Pros and Cons of Incorporating 

           The law does not make a distinction between the owners and the business in these two types of business entities: sole proprietorship and partnership.  Owners in this type of entities are exposed to unlimited liabilities, meaning the creditors can go after their personal assets. You probably don’t want to be caught in such a situation.

           In certain circumstances, it makes sense to make a separate legal person out of the business entity. You, the owner, become the shareholder of a corporation or member of a limited liability company (the latter commonly referred to as a LLC).  Your liability is limited to your proportionate share of the business. But this legal entity must not be a sham. 
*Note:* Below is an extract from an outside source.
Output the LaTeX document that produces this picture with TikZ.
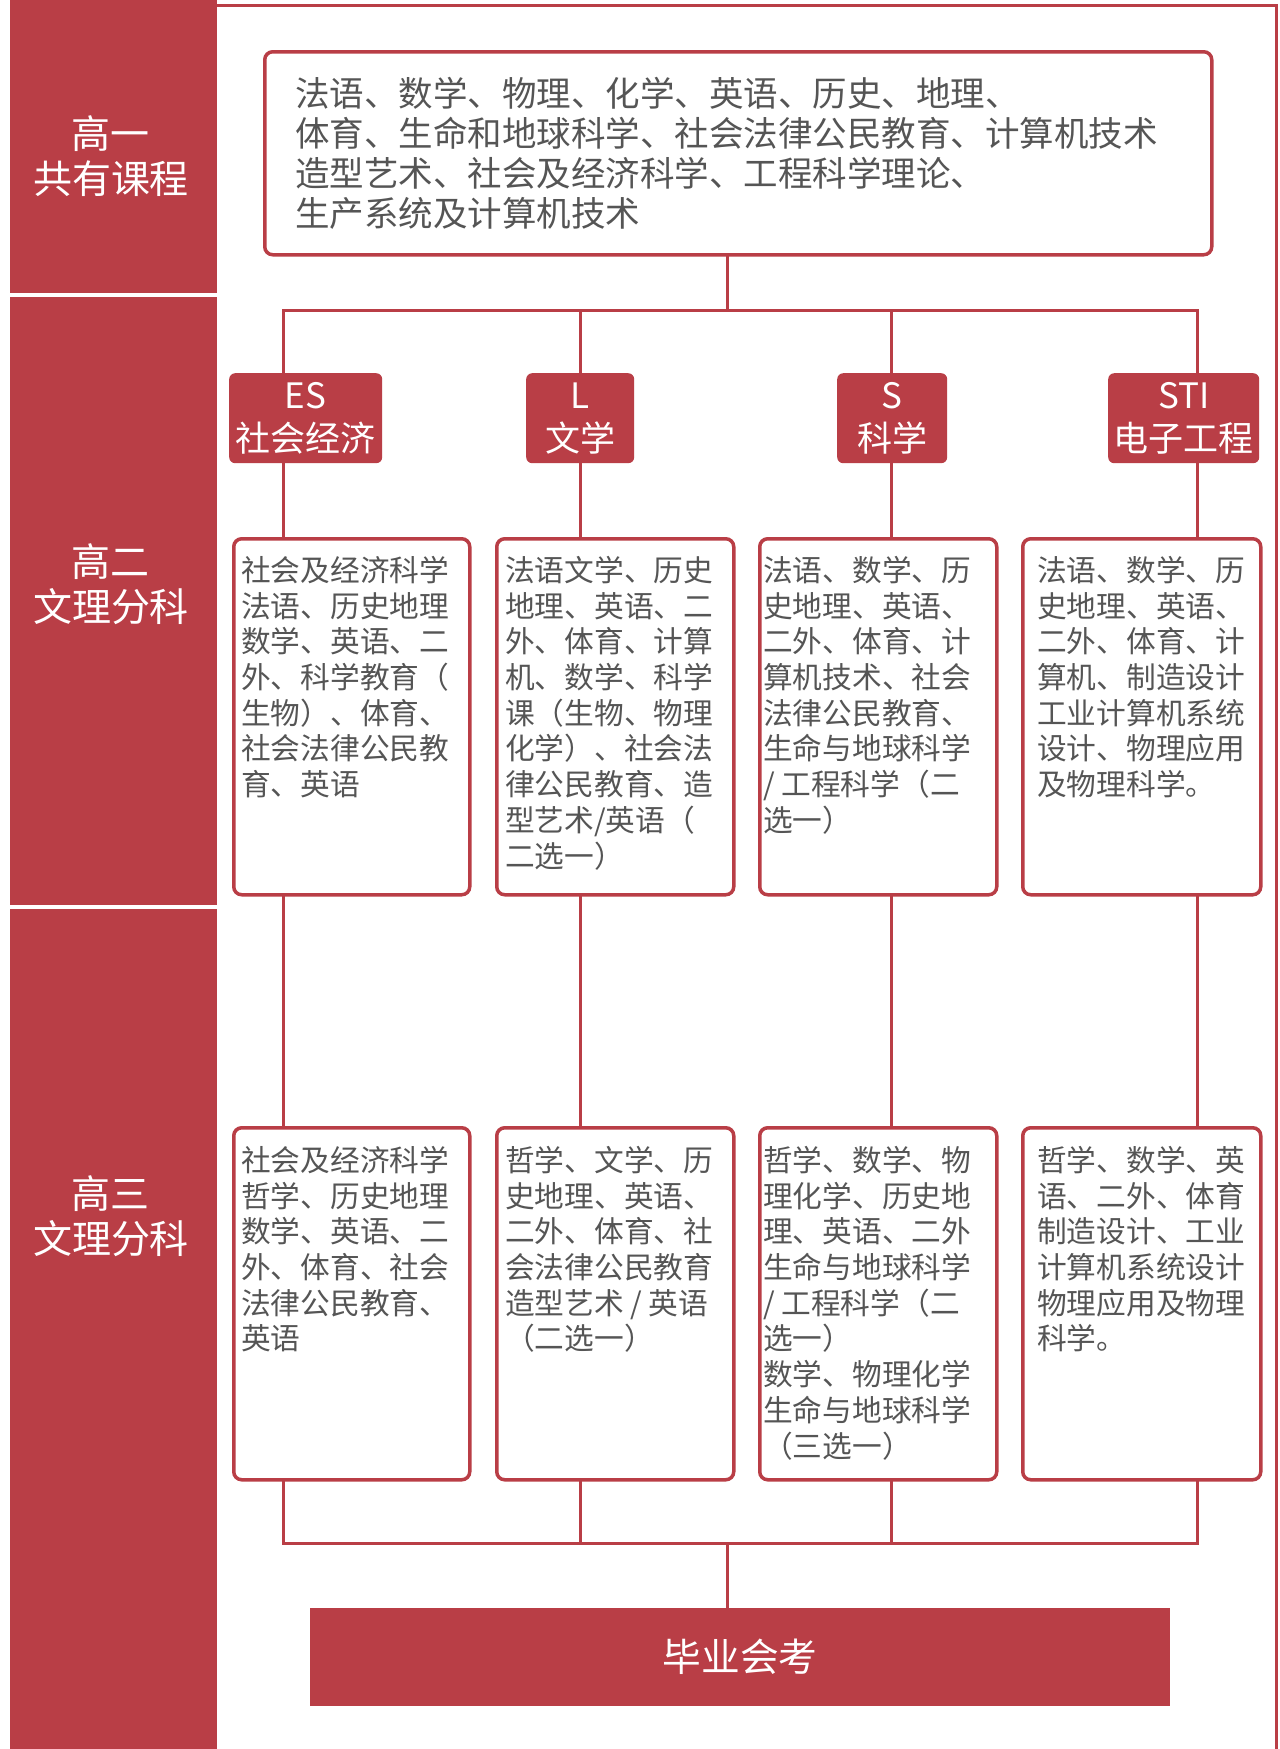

            To enjoy the protection of a limited liability entity, it must be properly formed. Getting a lawyer to do it might be too troublesome for him and too costly for some of you.  Although you can, it is probably better if you do not do it yourself. It’s just too much of a hassle. A better alternative is to get an experienced professional to do it for you.

             You should seek out those providers that charge a reasonable fee of $800 or even less.  You can expect the provider to do the following:  

  • Preparation and filing of Articles of Incorporation or equivalent;
  • Write up personalized Bylaws and Minutes;
  • Completion of stock certificate, and the ledger for the initial stock issue;
  • Filing of stock exemption notice with the Dept. of Corporations;
  • Filing of initial Annual Statement with the Secretary of State; and
  • Attend to other requirement of the Secretary of State.

            Then there are other matters to deal with, such as getting a taxpayer's identification number from the IRS. These things can also be taken care of by the professionals, the fees of which may already have been included in the package deal.